Set exercise »
Filter the entries below, keeping only lines with the word "that".
--- Begin Extracted material ---
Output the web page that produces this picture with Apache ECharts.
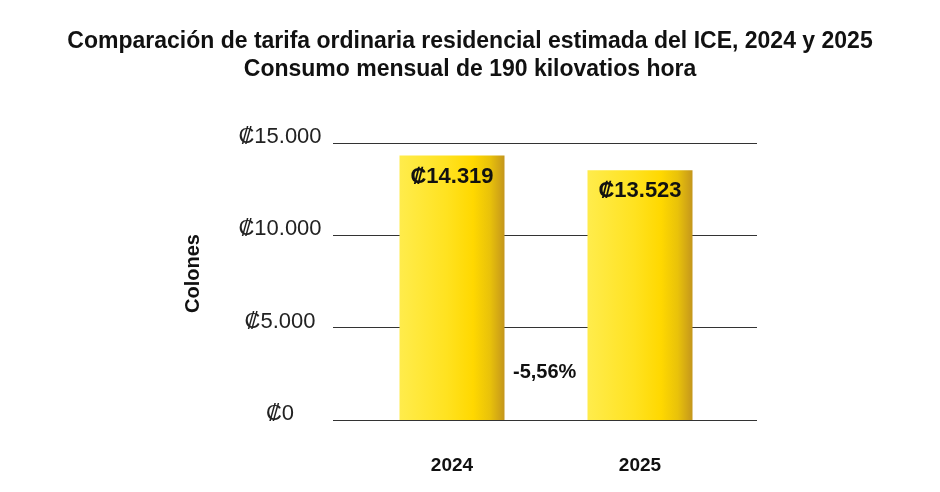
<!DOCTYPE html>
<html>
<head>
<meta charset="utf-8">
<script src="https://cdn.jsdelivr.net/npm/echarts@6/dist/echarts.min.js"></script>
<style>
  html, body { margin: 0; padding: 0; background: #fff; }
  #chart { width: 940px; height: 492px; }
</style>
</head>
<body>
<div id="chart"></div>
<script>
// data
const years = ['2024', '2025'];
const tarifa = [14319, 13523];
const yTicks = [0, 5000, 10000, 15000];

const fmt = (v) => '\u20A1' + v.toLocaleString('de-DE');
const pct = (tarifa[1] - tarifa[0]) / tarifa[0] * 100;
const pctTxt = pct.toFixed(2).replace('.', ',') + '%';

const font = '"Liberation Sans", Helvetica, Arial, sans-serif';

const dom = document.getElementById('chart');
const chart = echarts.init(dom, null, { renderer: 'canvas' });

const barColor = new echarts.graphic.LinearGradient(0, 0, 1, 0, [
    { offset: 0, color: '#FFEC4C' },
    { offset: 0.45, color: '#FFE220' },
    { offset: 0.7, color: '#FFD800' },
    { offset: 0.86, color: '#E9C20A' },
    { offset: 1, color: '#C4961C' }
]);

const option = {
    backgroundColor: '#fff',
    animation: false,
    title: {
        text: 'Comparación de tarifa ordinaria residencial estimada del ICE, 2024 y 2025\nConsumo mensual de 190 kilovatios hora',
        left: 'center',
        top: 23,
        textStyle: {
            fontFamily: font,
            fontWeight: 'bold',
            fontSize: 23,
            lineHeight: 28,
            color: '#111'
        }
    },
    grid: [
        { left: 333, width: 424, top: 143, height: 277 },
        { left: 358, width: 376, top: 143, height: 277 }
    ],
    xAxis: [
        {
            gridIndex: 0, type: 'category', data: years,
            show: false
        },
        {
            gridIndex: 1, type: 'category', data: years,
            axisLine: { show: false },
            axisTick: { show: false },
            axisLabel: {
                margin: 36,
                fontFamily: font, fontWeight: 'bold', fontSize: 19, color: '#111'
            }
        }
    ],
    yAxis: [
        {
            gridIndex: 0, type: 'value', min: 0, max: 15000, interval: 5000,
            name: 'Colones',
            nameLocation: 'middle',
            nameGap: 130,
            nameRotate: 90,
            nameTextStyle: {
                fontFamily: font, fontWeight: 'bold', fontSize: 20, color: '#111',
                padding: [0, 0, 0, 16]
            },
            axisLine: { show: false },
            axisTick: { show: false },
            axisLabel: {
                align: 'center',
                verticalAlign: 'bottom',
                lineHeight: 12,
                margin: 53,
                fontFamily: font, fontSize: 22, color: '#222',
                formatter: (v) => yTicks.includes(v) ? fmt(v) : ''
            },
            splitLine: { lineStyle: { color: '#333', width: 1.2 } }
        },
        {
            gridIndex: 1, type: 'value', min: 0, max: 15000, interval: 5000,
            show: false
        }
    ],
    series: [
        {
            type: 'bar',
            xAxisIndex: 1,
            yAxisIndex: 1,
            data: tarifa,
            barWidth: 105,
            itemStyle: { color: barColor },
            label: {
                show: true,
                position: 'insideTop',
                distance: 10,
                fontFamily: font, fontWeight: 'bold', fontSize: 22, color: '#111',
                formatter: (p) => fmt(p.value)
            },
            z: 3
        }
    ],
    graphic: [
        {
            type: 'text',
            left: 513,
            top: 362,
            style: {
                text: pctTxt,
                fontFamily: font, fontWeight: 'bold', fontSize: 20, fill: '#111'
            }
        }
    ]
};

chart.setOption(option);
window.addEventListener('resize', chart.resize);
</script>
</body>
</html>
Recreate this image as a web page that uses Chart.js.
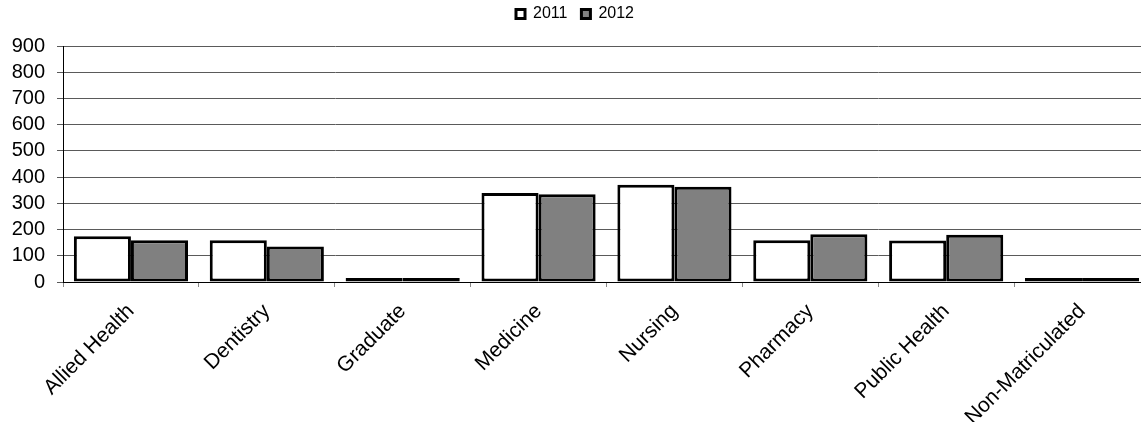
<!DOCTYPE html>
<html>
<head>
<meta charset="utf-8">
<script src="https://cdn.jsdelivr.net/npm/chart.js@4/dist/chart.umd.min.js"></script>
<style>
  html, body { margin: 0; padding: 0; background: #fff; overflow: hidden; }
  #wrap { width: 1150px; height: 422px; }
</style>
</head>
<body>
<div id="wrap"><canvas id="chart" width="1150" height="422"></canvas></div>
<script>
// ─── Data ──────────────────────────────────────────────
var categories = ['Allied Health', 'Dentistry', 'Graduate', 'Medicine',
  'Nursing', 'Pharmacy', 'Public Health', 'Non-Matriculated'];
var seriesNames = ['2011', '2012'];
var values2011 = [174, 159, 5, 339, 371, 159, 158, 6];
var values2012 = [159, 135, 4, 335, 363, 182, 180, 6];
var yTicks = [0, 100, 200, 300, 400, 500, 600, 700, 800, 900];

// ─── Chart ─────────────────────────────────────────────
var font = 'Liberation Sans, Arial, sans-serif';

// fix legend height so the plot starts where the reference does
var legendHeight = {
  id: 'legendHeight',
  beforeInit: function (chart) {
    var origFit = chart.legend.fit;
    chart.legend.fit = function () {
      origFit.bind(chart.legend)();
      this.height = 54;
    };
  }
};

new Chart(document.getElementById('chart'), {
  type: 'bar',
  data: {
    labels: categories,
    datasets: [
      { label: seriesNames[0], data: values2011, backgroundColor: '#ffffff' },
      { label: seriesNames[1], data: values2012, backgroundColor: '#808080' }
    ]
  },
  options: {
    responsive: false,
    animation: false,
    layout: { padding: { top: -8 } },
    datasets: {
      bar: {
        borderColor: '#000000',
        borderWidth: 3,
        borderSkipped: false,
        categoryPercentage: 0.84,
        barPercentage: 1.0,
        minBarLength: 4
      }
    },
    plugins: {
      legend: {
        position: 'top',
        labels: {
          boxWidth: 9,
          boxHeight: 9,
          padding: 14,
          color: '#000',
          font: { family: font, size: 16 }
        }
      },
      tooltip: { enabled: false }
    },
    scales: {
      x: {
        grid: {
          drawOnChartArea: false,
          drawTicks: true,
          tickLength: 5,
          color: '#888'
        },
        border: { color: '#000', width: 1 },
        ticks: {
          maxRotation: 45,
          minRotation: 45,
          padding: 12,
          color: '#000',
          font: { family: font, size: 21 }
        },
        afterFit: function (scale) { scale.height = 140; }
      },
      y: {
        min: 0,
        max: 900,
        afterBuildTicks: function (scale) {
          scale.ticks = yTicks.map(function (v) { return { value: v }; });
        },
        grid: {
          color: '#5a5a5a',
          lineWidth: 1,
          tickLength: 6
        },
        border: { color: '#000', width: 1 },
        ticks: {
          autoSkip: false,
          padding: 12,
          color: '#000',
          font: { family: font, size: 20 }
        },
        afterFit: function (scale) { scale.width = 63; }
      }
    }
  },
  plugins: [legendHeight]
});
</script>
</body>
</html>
--- End Extracted material ---
Solution to this problem »
Output the web page that produces this picture with Apache ECharts.
Recreate this image as a web page that uses Chart.js.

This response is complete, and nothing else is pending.